The Scottish Parliament has rejected New Labour’s proposals to bring in compulsory identity cards across the country. The Scottish Green Party proposed the motion against ID cards, which was passed by 52 votes to 47 on Wednesday of last week.
The Greens’ motion received support from all parties except Labour, which backed the government, and the Liberal Democrats, who abstained. Patrick Harvie, the Green MSP behind the motion, told Socialist Worker, “The Scottish Executive has already said that Scottish citizens will not be required to use an ID card to gain access to devolved public services.
“But this vote forces them to go further. Now they will have to come up with a full statement on how the national identity database will be used.
“I’m worried about the ID cards themselves, but the real threat is the database behind them. I hope this vote will show that there are a number of ways we can campaign against ID cards at different levels across Britain. Local authorities can do this sort of thing as well.
“This ID cards bill is the latest leap into authoritarianism by New Labour. In Scotland they’re now talking about compulsory HIV testing for criminals—it’s appalling.”

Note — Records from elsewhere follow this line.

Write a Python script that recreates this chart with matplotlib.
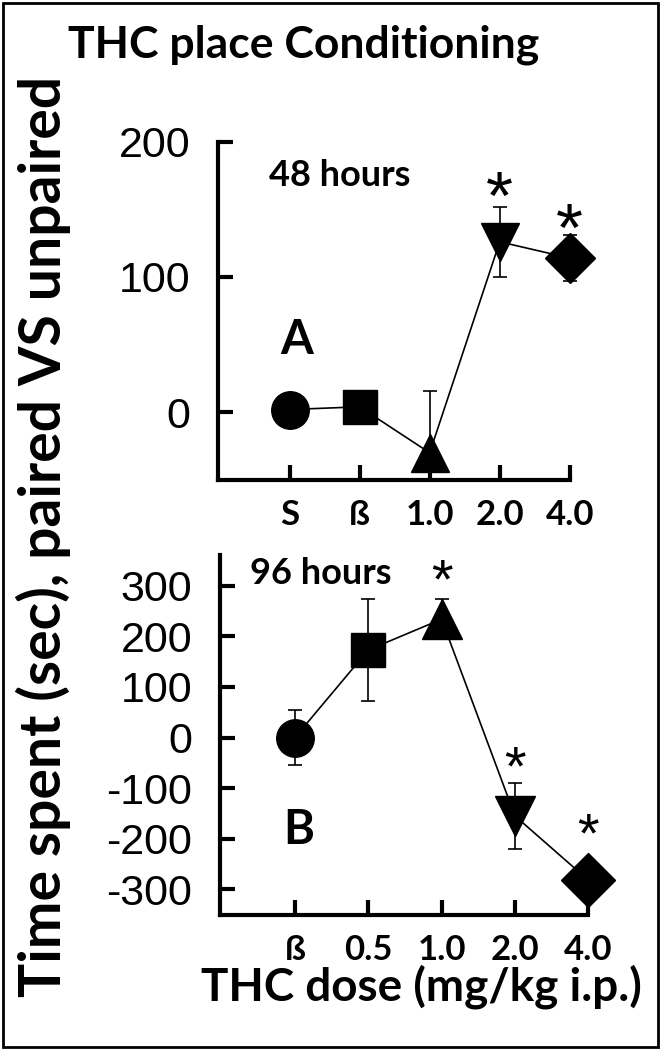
import matplotlib.pyplot as plt
from matplotlib.patches import Rectangle

# panel A (48 hours)
labels_a = ["S", "ß", "1.0", "2.0", "4.0"]
mean_a = [2, 4, -30, 126, 114]
err_lo_a = [0, 0, 10, 26, 17]
err_hi_a = [0, 0, 46, 26, 17]
star_a = [None, None, None, 156, 133]

# panel B (96 hours)
labels_b = ["ß", "0.5", "1.0", "2.0", "4.0"]
mean_b = [0, 173, 234, -155, -282]
err_lo_b = [55, 100, 40, 66, 0]
err_hi_b = [55, 100, 40, 66, 0]
star_b = [None, None, 304, -66, -197]

markers = ["o", "s", "^", "v", "D"]
msizes_a = [27, 24, 27, 27, 25]
msizes_b = [27, 25, 29, 29, 28]

BOLD = ["Lato", "DejaVu Sans"]
NUM = ["Liberation Sans", "DejaVu Sans"]


def draw_panel(ax, labels, mean, err_lo, err_hi, stars, msizes, yticks, ylim, star_size):
    x = list(range(len(labels)))
    ax.plot(x, mean, color="black", lw=1.2, zorder=2, clip_on=False)
    for xi, m, lo, hi in zip(x, mean, err_lo, err_hi):
        if hi > 0:
            ax.errorbar(xi, m, yerr=[[lo], [hi]], color="black", lw=1.2, capsize=5,
                        capthick=1.2, zorder=1, clip_on=False)
    for xi, m, mk, ms in zip(x, mean, markers, msizes):
        ax.plot(xi, m, marker=mk, ms=ms, color="black", zorder=3, clip_on=False)
    for xi, s in zip(x, stars):
        if s is not None:
            ax.text(xi, s, "*", ha="center", va="center", fontsize=star_size,
                    family=NUM, clip_on=False)

    ax.set_xlim(-1.02, 4)
    ax.set_ylim(*ylim)
    ax.set_xticks(x)
    ax.set_xticklabels(labels, family=BOLD, fontweight="bold", fontsize=25)
    ax.set_yticks(yticks)
    ax.set_yticklabels([str(t) for t in yticks], family=NUM, fontsize=31)
    for side in ["top", "right"]:
        ax.spines[side].set_visible(False)
    for side in ["left", "bottom"]:
        ax.spines[side].set_linewidth(3)
    ax.tick_params(axis="both", direction="in", length=11, width=3)
    ax.tick_params(axis="x", pad=14)
    ax.tick_params(axis="y", pad=20)


fig = plt.figure(figsize=(6.61, 10.5), dpi=100)

ax_a = fig.add_axes([0.330, 0.543, 0.532, 0.322])
draw_panel(ax_a, labels_a, mean_a, err_lo_a, err_hi_a, star_a, msizes_a,
           [0, 100, 200], (-50, 200), 50)

ax_b = fig.add_axes([0.333, 0.129, 0.557, 0.342])
draw_panel(ax_b, labels_b, mean_b, err_lo_b, err_hi_b, star_b, msizes_b,
           [300, 200, 100, 0, -100, -200, -300], (-350, 360), 40)

fig.text(0.459, 0.957, "THC place Conditioning", ha="center", va="center",
         family=BOLD, fontweight="bold", fontsize=32)
fig.text(0.066, 0.489, "Time spent (sec), paired VS unpaired", rotation=90,
         ha="center", va="center", family=BOLD,
         fontweight="bold", fontsize=41)
fig.text(0.637, 0.060, "THC dose (mg/kg i.p.)", ha="center", va="center",
         family=BOLD, fontweight="bold", fontsize=33)

fig.text(0.514, 0.833, "48 hours", ha="center", va="center",
         family=BOLD, fontweight="bold", fontsize=26)
fig.text(0.449, 0.676, "A", ha="center", va="center",
         family=BOLD, fontweight="bold", fontsize=34)
fig.text(0.485, 0.454, "96 hours", ha="center", va="center",
         family=BOLD, fontweight="bold", fontsize=26)
fig.text(0.452, 0.210, "B", ha="center", va="center",
         family=BOLD, fontweight="bold", fontsize=34)

fig.patches.append(Rectangle((0.004, 0.003), 0.991, 0.994, transform=fig.transFigure,
                             fill=False, lw=2, color="black"))

fig.savefig("out.png", dpi=100)
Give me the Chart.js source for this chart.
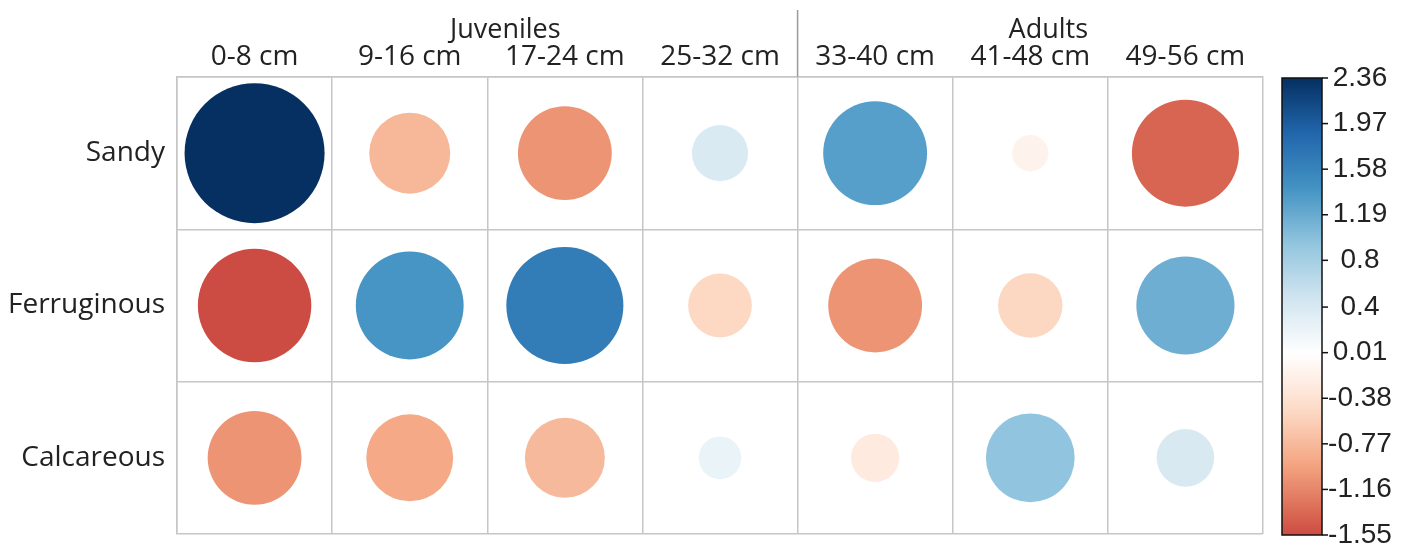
<!DOCTYPE html>
<html>
<head>
<meta charset="utf-8">
<script src="https://cdn.jsdelivr.net/npm/chart.js@4.4.1/dist/chart.umd.min.js"></script>
<style>
  html, body { margin: 0; padding: 0; background: #fff; overflow: hidden; }
  canvas { display: block; }
</style>
</head>
<body>
<canvas id="chart" width="1411" height="549"></canvas>
<script>
// --- Data ---
const sizeClasses = ['0-8 cm', '9-16 cm', '17-24 cm', '25-32 cm', '33-40 cm', '41-48 cm', '49-56 cm'];
const soils = ['Sandy', 'Ferruginous', 'Calcareous'];
const sandy       = [2.36, -0.79, -1.06, 0.38, 1.30, -0.16, -1.38];
const ferruginous = [-1.55, 1.40, 1.65, -0.49, -1.06, -0.50, 1.16];
const calcareous  = [-1.06, -0.91, -0.77, 0.22, -0.28, 0.95, 0.40];
const groups = [
  { label: 'Juveniles', from: 0, to: 3 },
  { label: 'Adults', from: 4, to: 6 }
];
const colorTicks = [2.36, 1.97, 1.58, 1.19, 0.8, 0.4, 0.01, -0.38, -0.77, -1.16, -1.55];

// RdBu palette, symmetric around zero
const palette = ['#67001F', '#B2182B', '#D6604D', '#F4A582', '#FDDBC7', '#FFFFFF',
                 '#D1E5F0', '#92C5DE', '#4393C3', '#2166AC', '#053061'];
const colorLimit = 2.36;
const maxRadius = 70;

function hexToRgb(h) {
  return [parseInt(h.slice(1, 3), 16), parseInt(h.slice(3, 5), 16), parseInt(h.slice(5, 7), 16)];
}
function colorFor(v) {
  let t = (v + colorLimit) / (2 * colorLimit) * (palette.length - 1);
  t = Math.max(0, Math.min(palette.length - 1, t));
  const i = Math.min(Math.floor(t), palette.length - 2);
  const f = t - i;
  const a = hexToRgb(palette[i]), b = hexToRgb(palette[i + 1]);
  const c = a.map((x, k) => Math.round(x + (b[k] - x) * f));
  return `rgb(${c[0]},${c[1]},${c[2]})`;
}

// build bubble points
const rows = [sandy, ferruginous, calcareous];
const points = [];
const colors = [];
rows.forEach((vals, r) => {
  vals.forEach((v, c) => {
    points.push({ x: sizeClasses[c], y: soils[r], r: maxRadius * Math.sqrt(Math.abs(v) / colorLimit), v: v });
    colors.push(colorFor(v));
  });
});

const gridColor = '#c6c6c6';
const textColor = '#222';

// --- Group headers + colour bar ---
const extras = {
  id: 'extras',
  afterDraw(chart) {
    const ctx = chart.ctx;
    const area = chart.chartArea;
    const xs = chart.scales.x;
    ctx.save();

    // group labels and separator
    ctx.font = '27px "Open Sans"';
    ctx.fillStyle = textColor;
    ctx.textAlign = 'center';
    ctx.textBaseline = 'alphabetic';
    groups.forEach(g => {
      const cx = (xs.getPixelForValue(g.from) + xs.getPixelForValue(g.to)) / 2 + 18;
      ctx.fillText(g.label, cx, 38);
    });
    const sepX = (xs.getPixelForValue(3) + xs.getPixelForValue(4)) / 2;
    ctx.strokeStyle = '#9a9a9a';
    ctx.lineWidth = 1.5;
    ctx.beginPath();
    ctx.moveTo(sepX, 10);
    ctx.lineTo(sepX, area.top);
    ctx.stroke();

    // colour bar
    const vmax = colorTicks[0], vmin = colorTicks[colorTicks.length - 1];
    const bx = area.right + 19, bw = 40, top = area.top + 1, bottom = area.bottom + 1;
    const grad = ctx.createLinearGradient(0, top, 0, bottom);
    for (let k = 0; k <= 60; k++) {
      grad.addColorStop(k / 60, colorFor(vmax - (vmax - vmin) * k / 60));
    }
    ctx.fillStyle = grad;
    ctx.fillRect(bx, top, bw, bottom - top);
    ctx.strokeStyle = '#111';
    ctx.lineWidth = 1.5;
    ctx.strokeRect(bx, top, bw, bottom - top);

    ctx.font = '28px "Liberation Sans"';
    ctx.fillStyle = textColor;
    ctx.textAlign = 'center';
    ctx.textBaseline = 'middle';
    colorTicks.forEach(t => {
      const y = top + (vmax - t) / (vmax - vmin) * (bottom - top);
      ctx.beginPath();
      ctx.moveTo(bx + bw, y);
      ctx.lineTo(bx + bw + 6, y);
      ctx.stroke();
      ctx.fillText(String(t), bx + bw + 38, y);
    });
    ctx.restore();
  }
};

new Chart(document.getElementById('chart'), {
  type: 'bubble',
  data: {
    datasets: [{
      data: points,
      backgroundColor: colors,
      borderWidth: 0,
      hoverBorderWidth: 0
    }]
  },
  options: {
    responsive: false,
    animation: false,
    layout: { autoPadding: false, padding: { left: 0, top: 0, right: 148, bottom: 15 } },
    plugins: { legend: { display: false }, tooltip: { enabled: false } },
    scales: {
      x: {
        type: 'category',
        position: 'top',
        labels: sizeClasses,
        offset: true,
        grid: { offset: true, color: gridColor, lineWidth: 1.5, drawTicks: false },
        border: { color: gridColor, width: 1.5 },
        ticks: { color: textColor, font: { family: 'Open Sans', size: 28 }, padding: 3, maxRotation: 0 },
        afterFit(scale) { scale.height = 77; scale.paddingLeft = 0; scale.paddingRight = 0; }
      },
      y: {
        type: 'category',
        labels: soils,
        offset: true,
        grid: { offset: true, color: gridColor, lineWidth: 1.5, drawTicks: false },
        border: { color: gridColor, width: 1.5 },
        ticks: { color: textColor, font: { family: 'Open Sans', size: 28 }, padding: 12 },
        afterFit(scale) { scale.width = 177; scale.paddingTop = 0; scale.paddingBottom = 0; }
      }
    }
  },
  plugins: [extras]
});
</script>
</body>
</html>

Speaking in the debate on Wednesday of last week, the Scottish Socialist Party MSP Carolyn Leckie said, “Ministers should look at the example of the Australian identity card. It started off with opinion polls in support of it.
“But a mass movement arose and defeated the card after a campaign that led to the dissolution of parliament, a general election and unprecedented divisions within the Labour government. The UK government could have another poll tax on its hands.”